What you need to do: Pick out every line holding the string "this" and copy it.

==========

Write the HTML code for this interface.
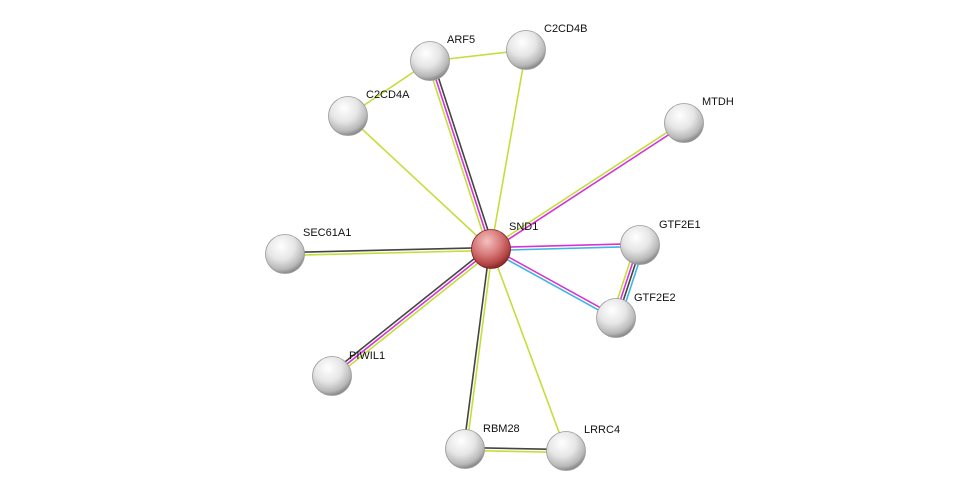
<!DOCTYPE html>
<html><head><meta charset="utf-8"><style>
body{margin:0;background:#fff;width:976px;height:496px;overflow:hidden}
svg text{font-family:"Liberation Sans",sans-serif;font-size:11px;fill:#111}
</style></head><body>
<svg id="s" width="976" height="496" xmlns="http://www.w3.org/2000/svg">
<defs>
<radialGradient id="g" cx="40%" cy="30%" r="70%">
<stop offset="0" stop-color="#ffffff"/><stop offset="0.5" stop-color="#e6e6e6"/><stop offset="0.85" stop-color="#b8b8b8"/><stop offset="1" stop-color="#8a8a8a"/></radialGradient>
<radialGradient id="r" cx="40%" cy="30%" r="70%">
<stop offset="0" stop-color="#f4c0c0"/><stop offset="0.5" stop-color="#d87a7a"/><stop offset="0.85" stop-color="#b44444"/><stop offset="1" stop-color="#8a2a2a"/></radialGradient>
</defs>
<g id="e"></g><g id="n"></g>
</svg>
<script>
var N={SND1:[491,249],ARF5:[430,61],C2CD4B:[526,50],C2CD4A:[348,116],MTDH:[684,123],SEC61A1:[285,254],GTF2E1:[640,245],GTF2E2:[616,318],PIWIL1:[332,376],RBM28:[465,449],LRRC4:[566,451]};
var Y="#c5de3c",K="#444",M="#d633d6",C="#3fb6e4";
var E=[["SND1","ARF5",[K,M,Y]],["SND1","C2CD4B",[Y]],["SND1","C2CD4A",[Y]],["ARF5","C2CD4A",[Y]],["ARF5","C2CD4B",[Y]],["SND1","MTDH",[M,Y]],["SND1","SEC61A1",[K,Y]],["SND1","GTF2E1",[C,M]],["SND1","GTF2E2",[C,M]],["GTF2E1","GTF2E2",[Y,M,K,C]],["SND1","PIWIL1",[K,M,Y]],["SND1","RBM28",[K,Y]],["SND1","LRRC4",[Y]],["RBM28","LRRC4",[Y,K]]];
var h="";
E.forEach(function(e){var a=N[e[0]],b=N[e[1]],dx=b[0]-a[0],dy=b[1]-a[1],L=Math.hypot(dx,dy),px=-dy/L,py=dx/L,n=e[2].length;
e[2].forEach(function(c,i){var o=-(i-(n-1)/2)*2.9;h+='<line x1="'+(a[0]+px*o)+'" y1="'+(a[1]+py*o)+'" x2="'+(b[0]+px*o)+'" y2="'+(b[1]+py*o)+'" stroke="'+c+'" stroke-width="1.6"/>';});});
document.getElementById("e").innerHTML=h;
var L={SND1:[18,-20],ARF5:[17,-19],C2CD4B:[18,-19],C2CD4A:[18,-19],MTDH:[18,-19],SEC61A1:[18,-19],GTF2E1:[19,-18],GTF2E2:[18,-18],PIWIL1:[17,-18],RBM28:[18,-18],LRRC4:[18,-19]};
var t="";
for(var k in N){var p=N[k];t+='<circle cx="'+p[0]+'" cy="'+p[1]+'" r="19.5" fill="url(#'+(k=="SND1"?"r":"g")+')" stroke="'+(k=="SND1"?"#7a2020":"#999")+'" stroke-width="0.8"/>';
t+='<text x="'+(p[0]+L[k][0])+'" y="'+(p[1]+L[k][1]+1)+'">'+k+'</text>';}
document.getElementById("n").innerHTML=t;
</script>
</body></html>
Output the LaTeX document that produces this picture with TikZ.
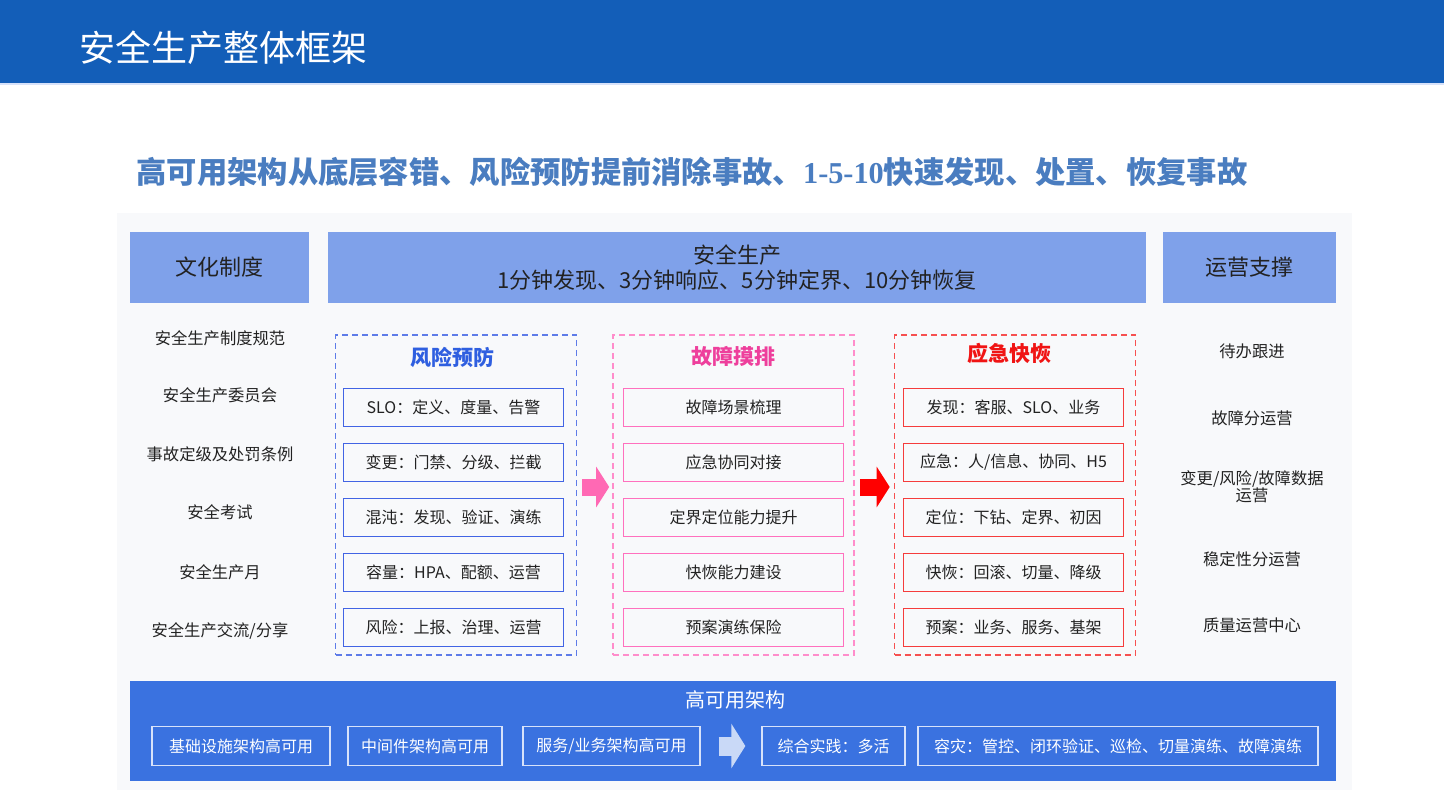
\documentclass[tikz,border=0pt]{standalone}
\usepackage{fontspec}
\setmainfont{Noto Sans CJK SC}
\newfontfamily\numserif{Liberation Serif}
\usetikzlibrary{arrows.meta}
\definecolor{barblue}{RGB}{19,94,184}
\definecolor{hdrblue}{RGB}{127,161,234}
\definecolor{basblue}{RGB}{58,114,224}
\definecolor{headline}{RGB}{74,125,192}
\definecolor{panelgrey}{RGB}{248,249,251}
\definecolor{textdark}{RGB}{34,34,34}
\definecolor{riskblue}{RGB}{66,100,228}
\definecolor{risktitle}{RGB}{47,95,224}
\definecolor{faultpink}{RGB}{255,112,190}
\definecolor{faulttitle}{RGB}{238,63,156}
\definecolor{recred}{RGB}{245,60,60}
\definecolor{rectitle}{RGB}{240,20,20}
\definecolor{arrowpink}{RGB}{255,105,180}
\definecolor{lightarrow}{RGB}{201,217,247}
\definecolor{boxline}{RGB}{215,226,250}

\begin{document}
\begin{tikzpicture}[x=1pt, y=-1pt,
  every node/.style={inner sep=0pt, text=textdark},
  hdrbox/.style={fill=hdrblue, minimum height=71pt, align=center, font=\fontsize{22}{26}\selectfont},
  sidetext/.style={align=center, font=\fontsize{16.3}{17}\selectfont},
  group/.style={draw, line width=1.6pt, dash pattern=on 6pt off 4pt, minimum width=241pt, minimum height=320pt},
  grouptitle/.style={font=\fontsize{21}{24}\selectfont\bfseries},
  item/.style={draw, line width=1.8pt, minimum width=220pt, minimum height=38pt, font=\fontsize{16}{18}\selectfont},
  basebox/.style={draw=boxline, line width=1.3pt, minimum height=39pt, text=white, font=\fontsize{16}{18}\selectfont},
  blockarrow/.style={line width=17pt, -{Triangle[length=13pt, width=40pt]}}
]
\useasboundingbox (0,0) rectangle (1444,807);
\fill[white] (0,0) rectangle (1444,807);
% title bar
\fill[barblue] (0,0) rectangle (1444,83);
\draw[boxline, line width=2pt] (0,84) -- (1444,84);
\node[anchor=west, text=white, font=\fontsize{36}{40}\selectfont] (title) at (79,48) {安全生产整体框架};
\node[text=headline, font=\fontsize{30.3}{34}\selectfont\bfseries] (headline) at (692,172)
  {高可用架构从底层容错、风险预防提前消除事故、{\numserif 1-5-10}快速发现、处置、恢复事故};
\fill[panelgrey] (117,213) rectangle (1352,790);

% header row
\node[hdrbox, minimum width=179pt] (culture) at (219,267.5) {文化制度};
\node[hdrbox, minimum width=818pt] (safety) at (737,267.5) {};
\node[font=\fontsize{22}{26}\selectfont] (safetyname) at (737,255) {安全生产};
\node[font=\fontsize{22}{26}\selectfont] (safetygoal) at (737,280) {1分钟发现、3分钟响应、5分钟定界、10分钟恢复};
\node[hdrbox, minimum width=173pt] (ops) at (1249.5,267.5) {运营支撑};

% left column
\node[sidetext] (c1) at (220,338) {安全生产制度规范};
\node[sidetext] (c2) at (220,395) {安全生产委员会};
\node[sidetext] (c3) at (220,454) {事故定级及处罚条例};
\node[sidetext] (c4) at (220,512) {安全考试};
\node[sidetext] (c5) at (220,572) {安全生产月};
\node[sidetext] (c6) at (220,631) {安全生产交流/分享};

% right column
\node[sidetext] (o1) at (1252,351) {待办跟进};
\node[sidetext] (o2) at (1252,418) {故障分运营};
\node[sidetext] (o3) at (1252,487) {变更/风险/故障数据\\运营};
\node[sidetext] (o4) at (1252,559) {稳定性分运营};
\node[sidetext] (o5) at (1252,625) {质量运营中心};

% risk prevention
\node[group, draw=riskblue!85] (risk) at (456,495) {};
\node[grouptitle, text=risktitle] (risktitle) at (452,357) {风险预防};
\node[item, draw=riskblue] (r1) at (453.5,407.5) {SLO：定义、度量、告警};
\node[item, draw=riskblue] (r2) at (453.5,462.5) {变更：门禁、分级、拦截};
\node[item, draw=riskblue] (r3) at (453.5,517.5) {混沌：发现、验证、演练};
\node[item, draw=riskblue] (r4) at (453.5,572.5) {容量：HPA、配额、运营};
\node[item, draw=riskblue] (r5) at (453.5,627.5) {风险：上报、治理、运营};

% fault drill
\node[group, draw=faultpink!80] (fault) at (733.5,495) {};
\node[grouptitle, text=faulttitle] (faulttitle) at (733,356) {故障摸排};
\node[item, draw=faultpink] (f1) at (733.5,407.5) {故障场景梳理};
\node[item, draw=faultpink] (f2) at (733.5,462.5) {应急协同对接};
\node[item, draw=faultpink] (f3) at (733.5,517.5) {定界定位能力提升};
\node[item, draw=faultpink] (f4) at (733.5,572.5) {快恢能力建设};
\node[item, draw=faultpink] (f5) at (733.5,627.5) {预案演练保险};

% emergency recovery
\node[group, draw=recred!90] (recover) at (1015,495) {};
\node[grouptitle, text=rectitle] (rectitle) at (1009,353) {应急快恢};
\node[item, draw=recred] (e1) at (1013.5,407.5) {发现：客服、SLO、业务};
\node[item, draw=recred] (e2) at (1013.5,462.5) {应急：人/信息、协同、H5};
\node[item, draw=recred] (e3) at (1013.5,517.5) {定位：下钻、定界、初因};
\node[item, draw=recred] (e4) at (1013.5,572.5) {快恢：回滚、切量、降级};
\node[item, draw=recred] (e5) at (1013.5,627.5) {预案：业务、服务、基架};

\draw[blockarrow, draw=arrowpink, shorten <=5pt, shorten >=3pt] ([yshift=8pt]risk.east) -- ([yshift=8pt]fault.west);
\draw[blockarrow, draw=red, shorten <=5pt, shorten >=4pt] ([yshift=8pt]fault.east) -- ([yshift=8pt]recover.west);

% high availability base
\node[fill=basblue, minimum width=1206pt, minimum height=100pt] (base) at (733,731) {};
\node[text=white, font=\fontsize{20}{24}\selectfont] (basetitle) at (735,700) {高可用架构};
\node[basebox, minimum width=178pt] (b1) at (241,746) {基础设施架构高可用};
\node[basebox, minimum width=154pt] (b2) at (425,746) {中间件架构高可用};
\node[basebox, minimum width=177pt] (b3) at (611.5,746) {服务/业务架构高可用};
\node[basebox, minimum width=143pt] (b4) at (833.5,746) {综合实践：多活};
\node[basebox, minimum width=400pt] (b5) at (1118,746) {容灾：管控、闭环验证、巡检、切量演练、故障演练};
\draw[line width=19pt, draw=lightarrow, -{Triangle[length=14pt, width=44pt]}, shorten <=18pt, shorten >=16pt] (b3.east) -- (b4.west);
\end{tikzpicture}
\end{document}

==========

Output:
Write the HTML code for this interface.
Output the LaTeX document that produces this picture with TikZ.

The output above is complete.